In general, the movie just needed to be more. The characters you like are here and doing things, but you’ve seen them doing cooler and better things. It almost feels like a parody of the MCU and Norse mythology, like a drawn-out skit for quite a bit of it. It’s now obvious that it wasn’t solely the comedy that made Ragnarok work - it was the blend of comedy, gravitas, character growth, and stakes. Love and Thunder hones in on the (unfunny) comedy at an alarming rate, sacrificing everything else. With those stakes gone, there is only left a tent flapping in the wind - weightless, flippant, and unreliable.
It’s unremarkable through and through, be it a musical score (Michael Giacchino, after providing career-best work for The Batman, is also going on autopilot here) that only adds legitimacy to my “The MCU switches out themes for each movie” complaint, end credits that lack any style or flair as Ragnarok’s did, and the comparatively flat look of the film, reminding me a bit of Obi-Wan Kenobi (Which also utilized the ILM StageCraft technology).
However, I overall thought the movie had some pretty good VFX (Nothing as atrociously bad as some of Phase Four), or at least none that looked obviously fake and still rendering, which is, again, an example of applauding the MCU just for being up to industry standard. I really liked Russel Crowe as Zeus, bearing a campy, over-the-top sense of fun and an accent that I… think was Greek…? In general I liked all of that lore with the Gods and their sequence in the movie (Even if a Khonshu cameo would have been cool). I liked the visuals in the land without color and subsequent Eternity. I liked the ending of the movie and the place it left Thor in, even if I wish he had just settled down and lived the simple life like Hawkeye did, a truly humble ending for the man who had to be taught humility. Didn't help that the movie itself foreshadowed a simple life ending by showing how his relationship with Jane deteriorated due to his superhero shenanigans.

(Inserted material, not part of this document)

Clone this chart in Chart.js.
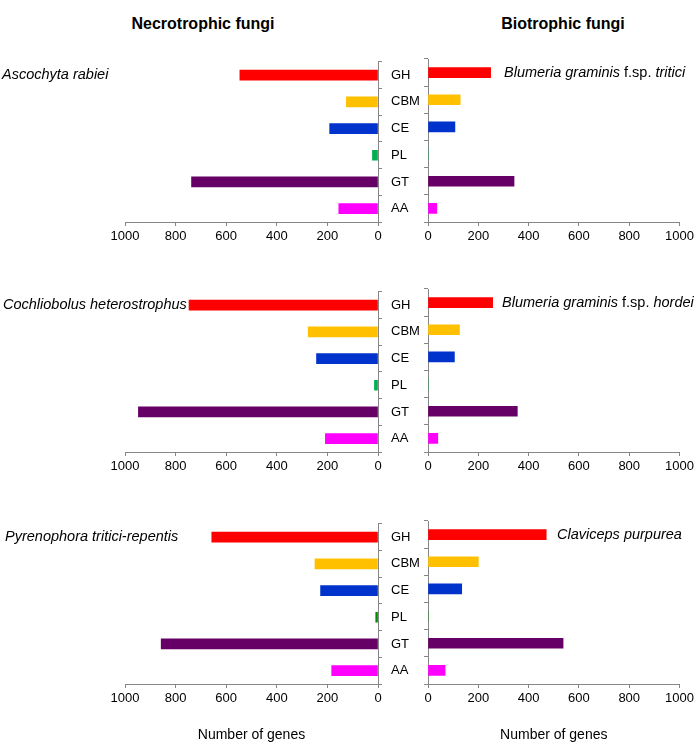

The movie also has some nitpicky things I disliked about it (The in-universe play made no sense to end where it did and, like the movie, only existed because it worked in Ragnarok). It needed Loki, his dynamic with Thor was always the bright spot of the last three, and Korg’s opening monologue didn’t do his absence justice. The movie is made for kids through and through, which isn’t necessarily a bad thing, but the ending fight wherein Thor gives his powers to a group of children so they can fight the bad CGI monsters felt overly corny and hamfisted. The MCU always had a delicate balance of being kid-friendly and being a cool post-Transformers action movie, but that moment tilted it decidedly towards the former to an extent thus far unseen by Marvel, as if they were trying to steal the Minions: The Rise of Gru audience.
Love and Thunder is ultimately Ragnarok on repeat minus the bite, Waititi’s weakest work, and just kind of on autopilot for the majority of the movie. There’s no reason for its existence outside of the fact that people really liked Ragnarok. It’s a victory lap, a good time, and nothing more, seemingly inconsequential for the overarching scheme of the MCU.